In Matthew 18 Jesus gives step-by-step instructions on what to do when a brother sins: “And if your brother sins, go and reprove him in private; if he listens to you, you have won your brother. But if he does not listen to you, take one or two more with you, so that by the mouth of two or three witnesses every fact may be confirmed. And if he refuses to listen to them, tell it to the church; and if he refuses to listen even to the church, let him be to you as a Gentile and a tax-gatherer” (Matthew 18:15-17).

Going to him will probably not be pleasant. He may refuse to talk about it. He may react badly to what you say. He may get angry or defensive. But that is no excuse for not approaching him at all. There’s just too much at stake. We should be willing to risk a little discomfort if it may mean regaining a lost soul (James 5:20).

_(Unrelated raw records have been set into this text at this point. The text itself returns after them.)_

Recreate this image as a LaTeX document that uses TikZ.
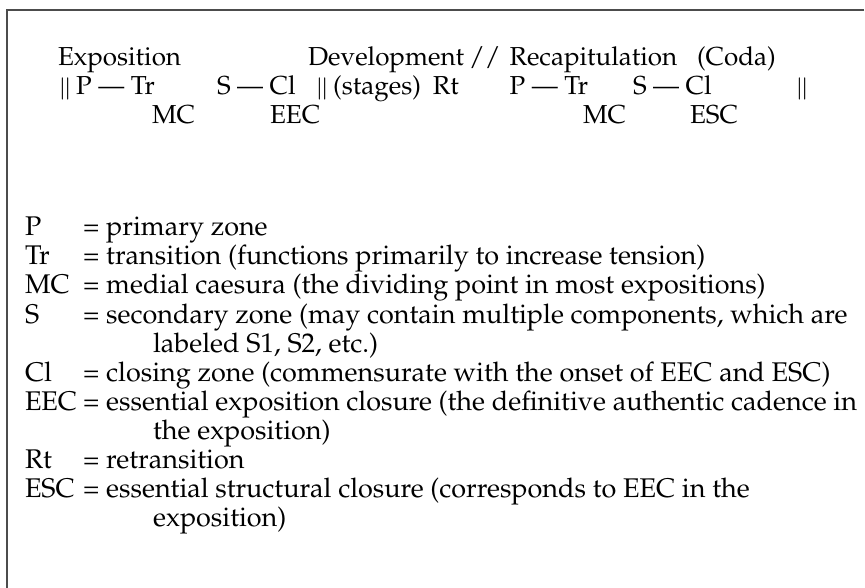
\documentclass[tikz,border=0pt]{standalone}
\usepackage[T1]{fontenc}
\usepackage{mathpazo}
\usepackage{tikz}
\usetikzlibrary{positioning}

\newcommand{\dbar}{\scalebox{1}[0.82]{$\|$}}

\tikzset{
  txt/.style = {anchor=base west, inner sep=0pt, outer sep=0pt, font=\fontsize{26}{29}\selectfont},
  leg/.style = {txt, font=\fontsize{27}{29}\selectfont},
  frame/.style = {draw=black!70, line width=2pt}
}

\begin{document}
\begin{tikzpicture}[x=1pt, y=-1pt]
\useasboundingbox (0,0) rectangle (865,588);
\draw[frame] (864,10) -- (7,10) -- (7,588);
% header: the form in one line
\node[txt] (expo)   at (58,66)  {Exposition};
\node[txt] (devel)  at (308,66) {Development};
\node[txt, right=5pt of devel.base east, anchor=base west] (slash) {//};
\node[txt, right=9pt of slash.base east, anchor=base west] (recap) {Recapitulation};
\node[txt] (coda)   at (697,66) {(Coda)};
\node[txt] (barA)   at (58,95)  {\dbar};
\node[txt, right=4pt of barA.base east, anchor=base west] (ptrA) {P --- Tr};
\node[txt] (sclA)   at (217,95) {S --- Cl};
\node[txt] (barB)   at (315,95) {\dbar};
\node[txt, right=4pt of barB.base east, anchor=base west] (stages) {(stages)};
\node[txt, right=12pt of stages.base east, anchor=base west] (rt) {Rt};
\node[txt] (ptrB)   at (recap.base west |- barB.base) {P --- Tr};
\node[txt] (sclB)   at (633,95) {S --- Cl};
\node[txt] (barC)   at (795,95) {\dbar};
\node[txt] (mcA)    at (152,124) {MC};
\node[txt] (eec)    at (270,124) {EEC};
\node[txt] (mcB)    at (583,124) {MC};
\node[txt] (esc)    at (690,124) {ESC};
% legend
\foreach \i/\ab in {0/P, 1/Tr, 2/MC, 3/S, 5/Cl, 6/EEC, 8/Rt, 9/ESC}
  { \node[leg] (ab\i) at (25,236+29*\i) {\ab}; }
\coordinate (eqcol) at ([xshift=6pt]ab6.base east);
\foreach \i/\df in {0/{primary zone},
                    1/{transition (functions primarily to increase tension)},
                    2/{medial caesura (the dividing point in most expositions)},
                    3/{secondary zone (may contain multiple components, which are},
                    5/{closing zone (commensurate with the onset of EEC and ESC)},
                    6/{essential exposition closure (the definitive authentic cadence in},
                    8/{retransition},
                    9/{essential structural closure (corresponds to EEC in the}}
  { \node[leg] (df\i) at (eqcol |- ab\i.base) {= \df}; }
\foreach \i/\df in {4/{labeled S1, S2, etc.)}, 7/{the exposition)}, 10/{exposition)}}
  { \node[leg] (df\i) at ([xshift=70pt]eqcol |- 0,236+29*\i) {\df}; }
\end{tikzpicture}
\end{document}
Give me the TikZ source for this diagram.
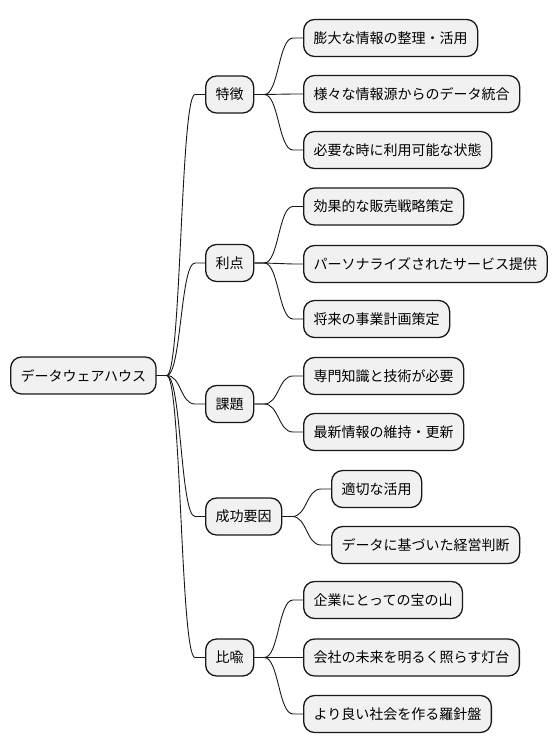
\documentclass[tikz,border=0pt]{standalone}
\usepackage{fontspec}
\setmainfont{Noto Sans CJK JP}
\definecolor{boxfill}{HTML}{F1F1F1}
\definecolor{boxline}{HTML}{181818}
\tikzset{
  mbox/.style={draw=boxline, fill=boxfill, line width=1.3pt, rounded corners=11pt,
    minimum height=37pt, inner xsep=10pt, inner ysep=0pt, anchor=west,
    font=\fontsize{14pt}{16pt}\selectfont, text=black},
  mlink/.style={draw=boxline, line width=0.9pt}
}
\newcommand\mlink[2]{%
  \draw[mlink] (#1.east) -- ([xshift=10pt]#1.east)
    .. controls ([xshift=24.5pt]#1.east) and ([xshift=-24.5pt]#2.west)
    .. ([xshift=-10pt]#2.west) -- (#2.west);}
\begin{document}
\begin{tikzpicture}[x=1pt,y=-1pt]
\useasboundingbox (0,0) rectangle (558,752);
\node[mbox] (root) at (10,375.5) {データウェアハウス};
\node[mbox] (t1) at (205,94.5) {特徴};
\node[mbox] (t2) at (205,263) {利点};
\node[mbox] (t3) at (205,404) {課題};
\node[mbox] (t4) at (205,516.5) {成功要因};
\node[mbox] (t5) at (205,657.5) {比喩};
\node[mbox] (a1) at (303,38) {膨大な情報の整理・活用};
\node[mbox] (a2) at (303,94) {様々な情報源からのデータ統合};
\node[mbox] (a3) at (303,150) {必要な時に利用可能な状態};
\node[mbox] (b1) at (303,206.5) {効果的な販売戦略策定};
\node[mbox] (b2) at (303,264) {パーソナライズされたサービス提供};
\node[mbox] (b3) at (303,319) {将来の事業計画策定};
\node[mbox] (c1) at (303,376) {専門知識と技術が必要};
\node[mbox] (c2) at (303,432) {最新情報の維持・更新};
\node[mbox] (d1) at (331,489) {適切な活用};
\node[mbox] (d2) at (331,545) {データに基づいた経営判断};
\node[mbox] (e1) at (303,600) {企業にとっての宝の山};
\node[mbox] (e2) at (303,657.5) {会社の未来を明るく照らす灯台};
\node[mbox] (e3) at (303,714) {より良い社会を作る羅針盤};
\mlink{root}{t1}\mlink{root}{t2}\mlink{root}{t3}\mlink{root}{t4}\mlink{root}{t5}
\mlink{t1}{a1}\mlink{t1}{a2}\mlink{t1}{a3}
\mlink{t2}{b1}\mlink{t2}{b2}\mlink{t2}{b3}
\mlink{t3}{c1}\mlink{t3}{c2}
\mlink{t4}{d1}\mlink{t4}{d2}
\mlink{t5}{e1}\mlink{t5}{e2}\mlink{t5}{e3}
\end{tikzpicture}
\end{document}
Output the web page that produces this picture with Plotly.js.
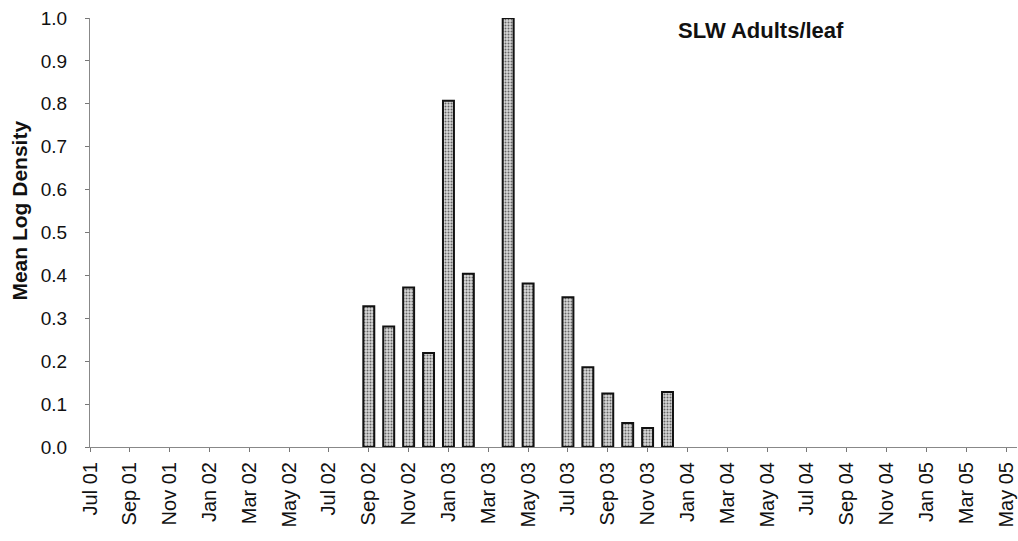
<!DOCTYPE html>
<html>
<head>
<meta charset="utf-8">
<script src="https://cdn.plot.ly/plotly-3.0.1.min.js"></script>
<style>
  html, body { margin: 0; padding: 0; background: #fff; }
  #chart { width: 1018px; height: 541px; }
</style>
</head>
<body>
<div id="chart"></div>
<script>
// Monthly category axis, Jul 2001 – May 2005
const months = [
  "Jul 01", "Aug 01", "Sep 01", "Oct 01", "Nov 01", "Dec 01",
  "Jan 02", "Feb 02", "Mar 02", "Apr 02", "May 02", "Jun 02",
  "Jul 02", "Aug 02", "Sep 02", "Oct 02", "Nov 02", "Dec 02",
  "Jan 03", "Feb 03", "Mar 03", "Apr 03", "May 03", "Jun 03",
  "Jul 03", "Aug 03", "Sep 03", "Oct 03", "Nov 03", "Dec 03",
  "Jan 04", "Feb 04", "Mar 04", "Apr 04", "May 04", "Jun 04",
  "Jul 04", "Aug 04", "Sep 04", "Oct 04", "Nov 04", "Dec 04",
  "Jan 05", "Feb 05", "Mar 05", "Apr 05", "May 05"
];

// Labelled ticks, every second month
const tickLabels = [
  "Jul 01", "Sep 01", "Nov 01", "Jan 02", "Mar 02", "May 02",
  "Jul 02", "Sep 02", "Nov 02", "Jan 03", "Mar 03", "May 03",
  "Jul 03", "Sep 03", "Nov 03", "Jan 04", "Mar 04", "May 04",
  "Jul 04", "Sep 04", "Nov 04", "Jan 05", "Mar 05", "May 05"
];

// Sampled months and mean log density of SLW adults per leaf
const sampleMonths = [
  "Sep 02", "Oct 02", "Nov 02", "Dec 02", "Jan 03", "Feb 03",
  "Apr 03", "May 03", "Jul 03", "Aug 03", "Sep 03", "Oct 03",
  "Nov 03", "Dec 03"
];
const adultsPerLeaf = [
  0.328, 0.281, 0.372, 0.219, 0.807, 0.404,
  1.0, 0.381, 0.349, 0.186, 0.125, 0.056,
  0.044, 0.128
];

const FONT = "Liberation Sans, Arial, Helvetica, sans-serif";

const trace = {
  type: "bar",
  x: sampleMonths,
  y: adultsPerLeaf,
  width: 0.55,
  marker: {
    color: "#c4c4c4",
    line: { color: "#111", width: 2 },
    pattern: { shape: ".", fgcolor: "#666", bgcolor: "#d8d8d8", size: 3, solidity: 0.35 }
  },
  hoverinfo: "x+y"
};

const layout = {
  width: 1018,
  height: 541,
  margin: { l: 90, r: 1, t: 18, b: 94 },
  paper_bgcolor: "#fff",
  plot_bgcolor: "#fff",
  showlegend: false,
  xaxis: {
    type: "category",
    categoryorder: "array",
    categoryarray: months,
    range: [0, 46.55],
    tickmode: "array",
    tickvals: tickLabels,
    ticktext: tickLabels,
    tickangle: -90,
    ticks: "outside",
    ticklen: 4,
    tickcolor: "#777",
    ticklabelstandoff: 2,
    showline: true,
    linecolor: "#888",
    linewidth: 1,
    showgrid: false,
    zeroline: false,
    tickfont: { family: FONT, size: 20, color: "#111" },
    fixedrange: true
  },
  yaxis: {
    range: [0, 1.0],
    tickmode: "array",
    tickvals: [0, 0.1, 0.2, 0.3, 0.4, 0.5, 0.6, 0.7, 0.8, 0.9, 1.0],
    tickformat: ".1f",
    ticks: "outside",
    ticklen: 4,
    tickcolor: "#777",
    ticklabelstandoff: 14,
    showline: true,
    linecolor: "#888",
    linewidth: 1,
    showgrid: false,
    zeroline: false,
    tickfont: { family: FONT, size: 19, color: "#111" },
    fixedrange: true
  },
  annotations: [
    {
      // y-axis title
      xref: "paper", yref: "paper",
      x: -0.076, y: 0.55,
      xanchor: "center", yanchor: "middle",
      textangle: -90,
      showarrow: false,
      text: "<b>Mean Log Density</b>",
      font: { family: FONT, size: 21, color: "#111" }
    },
    {
      xref: "paper", yref: "paper",
      x: 0.724, y: 0.972,
      xanchor: "center", yanchor: "middle",
      showarrow: false,
      text: "<b>SLW Adults/leaf</b>",
      font: { family: FONT, size: 22, color: "#111" }
    }
  ]
};

Plotly.newPlot("chart", [trace], layout, { displayModeBar: false, staticPlot: true });
</script>
</body>
</html>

When a brother sins (especially against us personally), our first inclination is usually to broadcast it. We call sister Blabbermouth on the phone and tell her all the details. We complain about it at our weekly lunch with brother Gossip. It never occurs to us to go directly to the source first. But that is precisely what Jesus tells us to do. And the reasons should be obvious. Your brother may be unaware of what he has done. He may be in desperate need of some instruction and encouragement. Or perhaps the whole thing is just a misunderstanding. The only way to know is to talk to him.

You never ambush your brother or sister in the foyer of the meeting house, where countless others may hear. You don’t publicly embarrass him with insinuations or accusations. Humiliating him in front of others will do nothing to regain him. Instead, you and your brother sit down face-to-face, one-to-one, and discuss the situation. Our efforts to restore one caught in a trespass are to be “in a spirit of gentleness” (Galatians 6:1). Remember that your purpose is not to punish or seek revenge. The singular motive is concern for his soul. This is not to say that your approach should be timid, but we can be firm without being unkind. No doubt many an explosive situation could have been defused (and many a wandering soul restored) if one person had simply had enough courage and concern to say, “We need to talk.” True, it will not always achieve the desired affect. Further action may be necessary. But, if we will do what the Master said, we may be quite pleased at the results.